I file in the trial court a petition for Writ of Mandamus. Bond by Oath of indigence, Approved. Ordered without a hearing.
File moved. My vehicle broke down on the day of court. I failed to show. Default.
Filed notice of appeal back to the Appeals court. Trial court is required to send the case file to appeals without cash bond if the trial court allowed the appellant to proceed In Forma Pauperis [Indigent]. This court clerk sends notice that no bond had been filed for the appeal, ignoring the prior approval.
I get a Show Cause order from appeals court.
I send a copy of the lower court’s approval and a motion to reinstate the appeal.
The Appeals court denied Motion to Reinstate as Moot. No order of dismissal had been entered. OK
Appeals has also ordered the Trial court to send the file to appeals.
I file a Notice of File Designation. To make sure that the invalid summons, invalid complaint etc are all included in the record that is sent to appeals.

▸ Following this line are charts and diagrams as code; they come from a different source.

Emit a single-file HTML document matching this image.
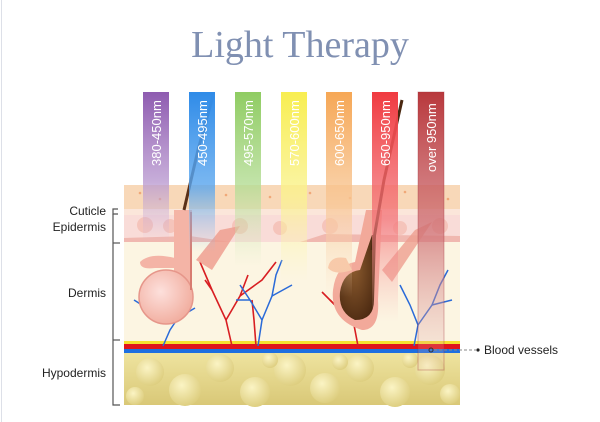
<!DOCTYPE html>
<html><head><meta charset="utf-8"><style>
html,body{margin:0;padding:0;background:#fff;}
svg{display:block;}
</style></head><body>
<svg width="600" height="422" viewBox="0 0 600 422" xmlns="http://www.w3.org/2000/svg">
<defs>
<linearGradient id="fat" x1="0" y1="0" x2="0" y2="1"><stop offset="0" stop-color="#efe4a0"/><stop offset="1" stop-color="#d9c877"/></linearGradient>
<radialGradient id="ball" cx="0.4" cy="0.35" r="0.7"><stop offset="0" stop-color="#fbf4c4"/><stop offset="1" stop-color="#dccc7c"/></radialGradient>
<radialGradient id="bulb" cx="0.4" cy="0.4" r="0.7"><stop offset="0" stop-color="#fde0dc"/><stop offset="1" stop-color="#f0a898"/></radialGradient>
<radialGradient id="brown" cx="0.4" cy="0.4" r="0.7"><stop offset="0" stop-color="#8a5a2e"/><stop offset="1" stop-color="#4a2810"/></radialGradient>
<linearGradient id="g1" x1="0" y1="0" x2="0" y2="1"><stop offset="0" stop-color="#8e5bb0"/><stop offset="0.6" stop-color="#b999d0" stop-opacity="0.8"/><stop offset="1" stop-color="#c9b0dc" stop-opacity="0"/></linearGradient>
<linearGradient id="g2" x1="0" y1="0" x2="0" y2="1"><stop offset="0" stop-color="#2f8be8"/><stop offset="0.6" stop-color="#5aa6ee" stop-opacity="0.8"/><stop offset="1" stop-color="#8fc2f2" stop-opacity="0"/></linearGradient>
<linearGradient id="g3" x1="0" y1="0" x2="0" y2="1"><stop offset="0" stop-color="#8fcc62"/><stop offset="0.55" stop-color="#b5dd96" stop-opacity="0.8"/><stop offset="1" stop-color="#d5ecc0" stop-opacity="0"/></linearGradient>
<linearGradient id="g4" x1="0" y1="0" x2="0" y2="1"><stop offset="0" stop-color="#f8ee50"/><stop offset="0.55" stop-color="#faf290" stop-opacity="0.8"/><stop offset="1" stop-color="#fbf6b8" stop-opacity="0"/></linearGradient>
<linearGradient id="g5" x1="0" y1="0" x2="0" y2="1"><stop offset="0" stop-color="#f6a755"/><stop offset="0.55" stop-color="#f8c694" stop-opacity="0.75"/><stop offset="1" stop-color="#f9dcc0" stop-opacity="0"/></linearGradient>
<linearGradient id="g6" x1="0" y1="0" x2="0" y2="1"><stop offset="0" stop-color="#f03a40"/><stop offset="0.55" stop-color="#f37478" stop-opacity="0.75"/><stop offset="1" stop-color="#f6b0b0" stop-opacity="0"/></linearGradient>
<linearGradient id="g7" x1="0" y1="0" x2="0" y2="1"><stop offset="0" stop-color="#b8383c"/><stop offset="0.5" stop-color="#cf7074" stop-opacity="0.75"/><stop offset="1" stop-color="#e2b0b0" stop-opacity="0.1"/></linearGradient>
</defs>
<line x1="1.5" y1="0" x2="1.5" y2="422" stroke="#dde0e8" stroke-width="1"/>
<text x="300" y="57" text-anchor="middle" font-family="Liberation Serif, serif" font-size="38" fill="#8090b2">Light Therapy</text>

<rect x="124" y="185" width="336" height="24" fill="#f8d8b8"/>
<rect x="124" y="209" width="336" height="6" fill="#fbe6da"/>
<rect x="124" y="215" width="336" height="27" fill="#f9dcd8"/>
<path d="M124 238 L190 236 L230 242 L300 242 L325 234 L460 236 L460 242 L124 242Z" fill="#f0b8b0"/>
<rect x="124" y="242" width="336" height="100" fill="#fcf5e2"/>
<g fill="#f5bfb4" opacity="0.8">
<circle cx="145" cy="225" r="8"/><circle cx="170" cy="226" r="7"/><circle cx="240" cy="226" r="8"/><circle cx="280" cy="228" r="7"/><circle cx="330" cy="226" r="8"/><circle cx="400" cy="228" r="7"/><circle cx="440" cy="226" r="8"/>
</g>
<g fill="#f0a878"><circle cx="140" cy="193" r="1.3"/><circle cx="160" cy="199" r="1.3"/><circle cx="226" cy="195" r="1.3"/><circle cx="270" cy="197" r="1.3"/><circle cx="310" cy="193" r="1.3"/><circle cx="350" cy="198" r="1.3"/><circle cx="405" cy="192" r="1.3"/><circle cx="448" cy="199" r="1.3"/></g>

<rect x="124" y="352" width="336" height="53" fill="url(#fat)"/>
<g fill="url(#ball)">
<circle cx="150" cy="372" r="14"/><circle cx="185" cy="390" r="16"/><circle cx="220" cy="368" r="14"/><circle cx="255" cy="392" r="15"/><circle cx="290" cy="370" r="16"/><circle cx="325" cy="388" r="15"/><circle cx="360" cy="368" r="14"/><circle cx="395" cy="392" r="15"/><circle cx="430" cy="370" r="15"/><circle cx="450" cy="394" r="10"/><circle cx="135" cy="396" r="9"/><circle cx="270" cy="360" r="8"/><circle cx="340" cy="362" r="8"/><circle cx="410" cy="360" r="8"/>
</g>

<rect x="124" y="341" width="336" height="3" fill="#f6e030"/>
<rect x="124" y="344" width="336" height="5" fill="#e0141c"/>
<rect x="124" y="349" width="336" height="4" fill="#1e6fe0"/>

<g fill="none" stroke="#d81e22" stroke-width="1.6">
<path d="M232 346 L226 320 L212 290 L200 262"/><path d="M226 320 L240 296 L248 275"/><path d="M212 290 L205 280"/><path d="M240 296 L262 280 L276 262"/>
<path d="M256 346 L254 320 L252 300"/>
<path d="M358 346 L354 325 L340 310 L322 292"/><path d="M340 310 L330 300"/>
</g>
<g fill="none" stroke="#2a6ad8" stroke-width="1.5">
<path d="M163 346 L170 330 L178 318 L190 300"/><path d="M178 318 L195 308"/><path d="M134 300 L150 310"/>
<path d="M258 346 L262 320 L250 300 L240 285"/><path d="M262 320 L272 296 L276 275 L282 260"/><path d="M272 296 L292 285"/><path d="M250 300 L236 300"/>
<path d="M414 346 L418 325 L410 305 L400 285"/><path d="M418 325 L432 305 L440 285 L448 270"/><path d="M432 305 L452 300"/>
</g>

<rect x="174" y="210" width="18" height="80" fill="#f4b4a6"/>
<path d="M175 258 Q150 252 140 262 Q140 270 155 268 L175 268Z" fill="#f4b4a6"/>
<circle cx="166" cy="297" r="27" fill="url(#bulb)" stroke="#e6968a" stroke-width="1.5"/>
<path d="M191 290 L191 212" stroke="#d87c70" stroke-width="2"/>
<path d="M184 210 L198 150 L213 96" stroke="#5a3018" stroke-width="3" fill="none"/>
<path d="M196 260 L220 230 L240 226 L212 270Z" fill="#ee9f90" opacity="0.85"/>

<path d="M362 330 Q330 320 333 290 Q336 265 355 262 L366 210 L382 210 L378 300 Q380 330 362 330Z" fill="#f2a99a"/>
<path d="M355 320 Q338 312 340 292 Q343 272 360 270 L372 235 L376 235 L374 300 Q374 320 355 320Z" fill="url(#brown)"/>
<path d="M346 258 Q330 255 328 268 Q335 276 352 270Z" fill="#f7c6a8"/>
<path d="M372 250 L384 180 L402 100" stroke="#4a2810" stroke-width="3" fill="none"/>
<path d="M382 270 L415 230 L432 222 L392 282Z" fill="#ee9f90" opacity="0.8"/>

<g>
<rect x="143" y="92" width="26" height="150" fill="url(#g1)"/>
<rect x="189" y="92" width="26" height="160" fill="url(#g2)"/>
<rect x="235" y="92" width="26" height="175" fill="url(#g3)"/>
<rect x="281" y="92" width="26" height="190" fill="url(#g4)"/>
<rect x="326" y="92" width="26" height="205" fill="url(#g5)"/>
<rect x="372" y="92" width="26" height="230" fill="url(#g6)"/>
<rect x="418" y="92" width="26" height="278" fill="url(#g7)"/>
<rect x="418" y="92" width="26" height="278" fill="none" stroke="#a03038" stroke-opacity="0.35"/>
</g>
<g font-family="Liberation Sans, sans-serif" font-size="13" fill="#fff">
<text transform="translate(161,166) rotate(-90)">380-450nm</text>
<text transform="translate(207,166) rotate(-90)">450-495nm</text>
<text transform="translate(253,166) rotate(-90)">495-570nm</text>
<text transform="translate(299,166) rotate(-90)">570-600nm</text>
<text transform="translate(344,166) rotate(-90)">600-650nm</text>
<text transform="translate(390,166) rotate(-90)">650-950nm</text>
<text transform="translate(436,172) rotate(-90)">over  950nm</text>
</g>

<g stroke="#555" stroke-width="1.2" fill="none">
<path d="M118 209 L113 209 L113 214 L118 214"/>
<path d="M113 214 L113 405 L120 405"/>
<path d="M113 243 L120 243"/><path d="M113 340 L120 340"/>
</g>
<g font-family="Liberation Sans, sans-serif" font-size="12" fill="#222" text-anchor="end">
<text x="106" y="215">Cuticle</text>
<text x="106" y="231">Epidermis</text>
<text x="106" y="297">Dermis</text>
<text x="106" y="377">Hypodermis</text>
</g>
<circle cx="431" cy="350" r="2" fill="none" stroke="#333"/>
<line x1="434" y1="350" x2="476" y2="350" stroke="#888" stroke-dasharray="3,2"/>
<circle cx="478" cy="350" r="1.6" fill="#222"/>
<text x="484" y="354" font-family="Liberation Sans, sans-serif" font-size="12" fill="#222">Blood vessels</text>
</svg>
</body></html>
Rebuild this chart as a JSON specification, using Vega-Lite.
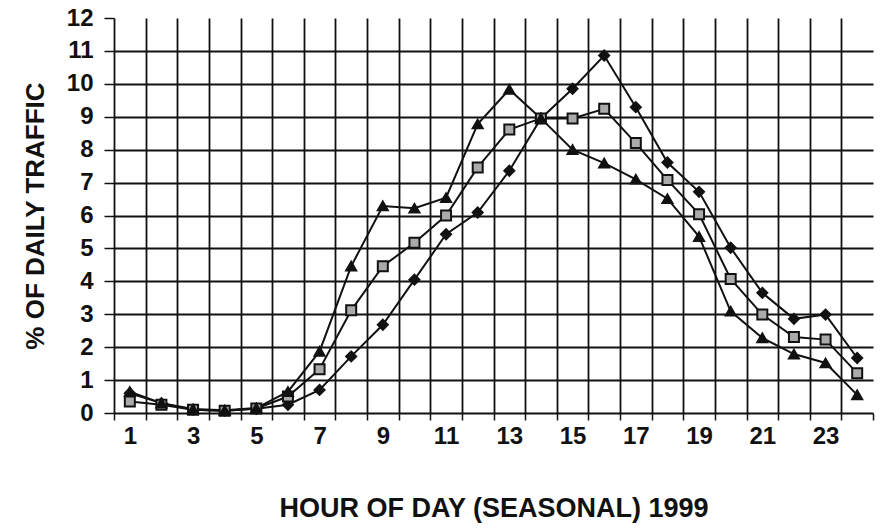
{
  "$schema": "https://vega.github.io/schema/vega-lite/v6.json",
  "autosize": "none",
  "width": 759,
  "height": 395,
  "padding": {"left": 114, "top": 18, "right": 7, "bottom": 115},
  "background": "white",
  "view": {"stroke": null},
  "config": {
    "font": "Liberation Sans",
    "axis": {"labelFont": "Liberation Sans", "titleFont": "Liberation Sans", "labelColor": "#111", "titleColor": "#111"}
  },
  "data": {
    "values": [
      {"hour": 1, "series": "A", "pct": 0.6}, {"hour": 1, "series": "B", "pct": 0.35}, {"hour": 1, "series": "C", "pct": 0.65},
      {"hour": 2, "series": "A", "pct": 0.3}, {"hour": 2, "series": "B", "pct": 0.25}, {"hour": 2, "series": "C", "pct": 0.3},
      {"hour": 3, "series": "A", "pct": 0.1}, {"hour": 3, "series": "B", "pct": 0.1}, {"hour": 3, "series": "C", "pct": 0.12},
      {"hour": 4, "series": "A", "pct": 0.07}, {"hour": 4, "series": "B", "pct": 0.07}, {"hour": 4, "series": "C", "pct": 0.08},
      {"hour": 5, "series": "A", "pct": 0.13}, {"hour": 5, "series": "B", "pct": 0.14}, {"hour": 5, "series": "C", "pct": 0.15},
      {"hour": 6, "series": "A", "pct": 0.25}, {"hour": 6, "series": "B", "pct": 0.5}, {"hour": 6, "series": "C", "pct": 0.65},
      {"hour": 7, "series": "A", "pct": 0.7}, {"hour": 7, "series": "B", "pct": 1.33}, {"hour": 7, "series": "C", "pct": 1.87},
      {"hour": 8, "series": "A", "pct": 1.72}, {"hour": 8, "series": "B", "pct": 3.12}, {"hour": 8, "series": "C", "pct": 4.46},
      {"hour": 9, "series": "A", "pct": 2.68}, {"hour": 9, "series": "B", "pct": 4.46}, {"hour": 9, "series": "C", "pct": 6.29},
      {"hour": 10, "series": "A", "pct": 4.05}, {"hour": 10, "series": "B", "pct": 5.17}, {"hour": 10, "series": "C", "pct": 6.22},
      {"hour": 11, "series": "A", "pct": 5.43}, {"hour": 11, "series": "B", "pct": 6.0}, {"hour": 11, "series": "C", "pct": 6.54},
      {"hour": 12, "series": "A", "pct": 6.09}, {"hour": 12, "series": "B", "pct": 7.46}, {"hour": 12, "series": "C", "pct": 8.78},
      {"hour": 13, "series": "A", "pct": 7.36}, {"hour": 13, "series": "B", "pct": 8.61}, {"hour": 13, "series": "C", "pct": 9.83},
      {"hour": 14, "series": "A", "pct": 8.95}, {"hour": 14, "series": "B", "pct": 8.95}, {"hour": 14, "series": "C", "pct": 8.95},
      {"hour": 15, "series": "A", "pct": 9.85}, {"hour": 15, "series": "B", "pct": 8.95}, {"hour": 15, "series": "C", "pct": 8.0},
      {"hour": 16, "series": "A", "pct": 10.86}, {"hour": 16, "series": "B", "pct": 9.24}, {"hour": 16, "series": "C", "pct": 7.59},
      {"hour": 17, "series": "A", "pct": 9.29}, {"hour": 17, "series": "B", "pct": 8.2}, {"hour": 17, "series": "C", "pct": 7.1},
      {"hour": 18, "series": "A", "pct": 7.61}, {"hour": 18, "series": "B", "pct": 7.08}, {"hour": 18, "series": "C", "pct": 6.51},
      {"hour": 19, "series": "A", "pct": 6.72}, {"hour": 19, "series": "B", "pct": 6.04}, {"hour": 19, "series": "C", "pct": 5.36},
      {"hour": 20, "series": "A", "pct": 5.02}, {"hour": 20, "series": "B", "pct": 4.07}, {"hour": 20, "series": "C", "pct": 3.09},
      {"hour": 21, "series": "A", "pct": 3.65}, {"hour": 21, "series": "B", "pct": 2.99}, {"hour": 21, "series": "C", "pct": 2.28},
      {"hour": 22, "series": "A", "pct": 2.86}, {"hour": 22, "series": "B", "pct": 2.31}, {"hour": 22, "series": "C", "pct": 1.79},
      {"hour": 23, "series": "A", "pct": 2.99}, {"hour": 23, "series": "B", "pct": 2.23}, {"hour": 23, "series": "C", "pct": 1.52},
      {"hour": 24, "series": "A", "pct": 1.67}, {"hour": 24, "series": "B", "pct": 1.21}, {"hour": 24, "series": "C", "pct": 0.55}
    ]
  },
  "encoding": {
    "x": {
      "field": "hour", "type": "quantitative",
      "scale": {"domain": [0.5, 24.5], "nice": false, "zero": false},
      "axis": {
        "title": "HOUR OF DAY (SEASONAL) 1999",
        "values": [0.5,1.5,2.5,3.5,4.5,5.5,6.5,7.5,8.5,9.5,10.5,11.5,12.5,13.5,14.5,15.5,16.5,17.5,18.5,19.5,20.5,21.5,22.5,23.5,24.5],
        "labelExpr": "floor(datum.value) % 2 == 0 && datum.value < 24 ? toString(datum.value + 0.5) : ''",
        "labelOffset": 15.8,
        "labelAlign": "center",
        "labelFontSize": 24,
        "labelFontWeight": "bold",
        "labelPadding": 4,
        "labelOverlap": false,
        "labelBound": false,
        "labelFlush": false,
        "tickSize": 7,
        "tickColor": "#111",
        "tickWidth": 1.5,
        "domainColor": "#111",
        "domainWidth": 1.8,
        "grid": true,
        "gridColor": "#111",
        "gridWidth": 1.8,
        "gridOpacity": {"condition": {"test": "datum.value < 1 || datum.value > 24", "value": 0}, "value": 1},
        "titleFontSize": 27,
        "titleFontWeight": "bold",
        "titlePadding": 47
      }
    },
    "y": {
      "field": "pct", "type": "quantitative",
      "scale": {"domain": [0, 12], "nice": false},
      "axis": {
        "title": "% OF DAILY TRAFFIC",
        "values": [0,1,2,3,4,5,6,7,8,9,10,11,12],
        "labelFontSize": 24,
        "labelFontWeight": "bold",
        "labelPadding": 11,
        "tickSize": 10,
        "tickColor": "#111",
        "tickWidth": 1.5,
        "domainColor": "#111",
        "domainWidth": 1.8,
        "grid": true,
        "gridColor": "#111",
        "gridWidth": 1.8,
        "gridOpacity": {"condition": {"test": "datum.value < 0.5 || datum.value > 11.5", "value": 0}, "value": 1},
        "titleFontSize": 26,
        "titleFontWeight": "bold",
        "titlePadding": 18
      }
    },
    "detail": {"field": "series"}
  },
  "layer": [
    {"mark": {"type": "line", "color": "#111", "strokeWidth": 2}},
    {
      "mark": {"type": "point", "filled": false, "strokeWidth": 2, "stroke": "#111", "opacity": 1},
      "encoding": {
        "shape": {"field": "series", "type": "nominal", "scale": {"domain": ["A", "B", "C"], "range": ["diamond", "square", "triangle-up"]}, "legend": null},
        "fill": {"field": "series", "type": "nominal", "scale": {"domain": ["A", "B", "C"], "range": ["#111", "#aaa", "#111"]}, "legend": null},
        "size": {"value": 100}
      }
    }
  ]
}
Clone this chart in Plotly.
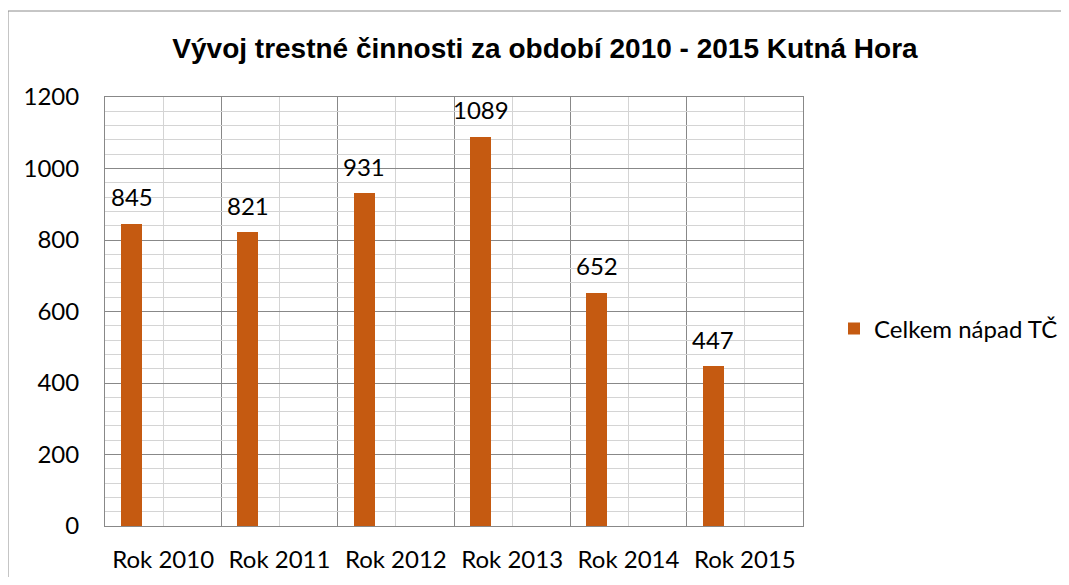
import plotly.graph_objects as go

categories = ["Rok 2010", "Rok 2011", "Rok 2012", "Rok 2013", "Rok 2014", "Rok 2015"]
values = [845, 821, 931, 1089, 652, 447]
series_name = "Celkem nápad TČ"
title = "Vývoj trestné činnosti za období 2010 - 2015 Kutná Hora"

# page body has an 8px margin on every side; work in reference pixel coords and shift
OFF = 8
W, H = 1069 - 2 * OFF, 585 - 2 * OFF
L, R, T, B = 105 - OFF, 803 - OFF, 97 - OFF, 526 - OFF

def px_x(p):
    return (p - OFF - L) / (R - L)

def px_y(p):
    return (B - (p - OFF)) / (B - T)

FONT = "Lato, Open Sans, sans-serif"
BAR_W, BAR_OFF = 0.18, -0.362
xs = list(range(len(categories)))

fig = go.Figure()
fig.add_trace(go.Bar(
    x=xs, y=values, name=series_name,
    marker=dict(color="#C55A11", line=dict(width=0)),
    width=BAR_W, offset=BAR_OFF,
    showlegend=True,
))

for xi, v in zip(xs, values):
    fig.add_annotation(x=xi + BAR_OFF + BAR_W / 2, y=v, text=str(v), showarrow=False,
                       xanchor="center", yanchor="middle", yshift=27,
                       font=dict(family=FONT, size=24, color="#000000"))

fig.update_layout(
    width=W, height=H,
    margin=dict(l=L, r=W - R, t=T, b=H - B, autoexpand=False),
    paper_bgcolor="white", plot_bgcolor="white",
    title=dict(text="<b>" + title + "</b>", x=(545 - OFF) / W, xanchor="center",
               y=1 - (48 - OFF) / H, yanchor="middle",
               font=dict(family="Liberation Sans, Arial, sans-serif", size=28, color="#000000")),
    legend=dict(x=px_x(834), y=px_y(329), xanchor="left", yanchor="middle",
                font=dict(family=FONT, size=24, color="#000000"),
                itemwidth=30, bgcolor="rgba(0,0,0,0)"),
    bargap=0,
)

fig.update_xaxes(
    range=[-0.5, len(categories) - 0.5],
    tickmode="array", tickvals=xs, ticktext=categories,
    showgrid=True, gridcolor="#D4D4D4", gridwidth=1,
    minor=dict(tickmode="linear", tick0=-0.5, dtick=1, showgrid=True, gridcolor="#888888", gridwidth=1, ticks=""),
    ticks="", ticklabelstandoff=12, automargin=False,
    tickfont=dict(family=FONT, size=24, color="#000000"),
    showline=True, linecolor="#888888", linewidth=1, mirror=True,
    zeroline=False, fixedrange=True,
)
fig.update_yaxes(
    range=[0, 1200], dtick=200, tick0=0,
    showgrid=True, gridcolor="#888888", gridwidth=1,
    minor=dict(dtick=40, showgrid=True, gridcolor="#D4D4D4", gridwidth=1, ticks=""),
    ticks="", ticklabelstandoff=20, automargin=False,
    tickfont=dict(family=FONT, size=24, color="#000000"),
    showline=True, linecolor="#888888", linewidth=1, mirror=True,
    zeroline=False, fixedrange=True,
)

fig.add_shape(type="rect", xref="paper", yref="paper",
              x0=px_x(8), x1=px_x(1120), y0=px_y(620), y1=px_y(11),
              line=dict(color="#8C8C8C", width=1), fillcolor="rgba(0,0,0,0)", layer="below")

fig.write_html("out.html")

Without the File Designation the document that I need the most would normally be stripped from the record.
Trial clerk stated they had 45 days for Jul 3, 2017 to send the file and that I would get a notice when the file is sent.
I expect to get a notice from the appeals court on the file arriving at appeals.
Lots of Fun and games.
Ken, what a runaround they gave you just to get a fair day in court! Judges and clerks in eviction courts are so used to beating up on pro se litigants that your skipping the initial hearing must’ve been quite a challenge to their expectations.
I hope the eviction was only on paper and that you’ve been able to stay in your home. If not, I’d think you’ve got a serious damage award coming your way. Thanks for sharing your story!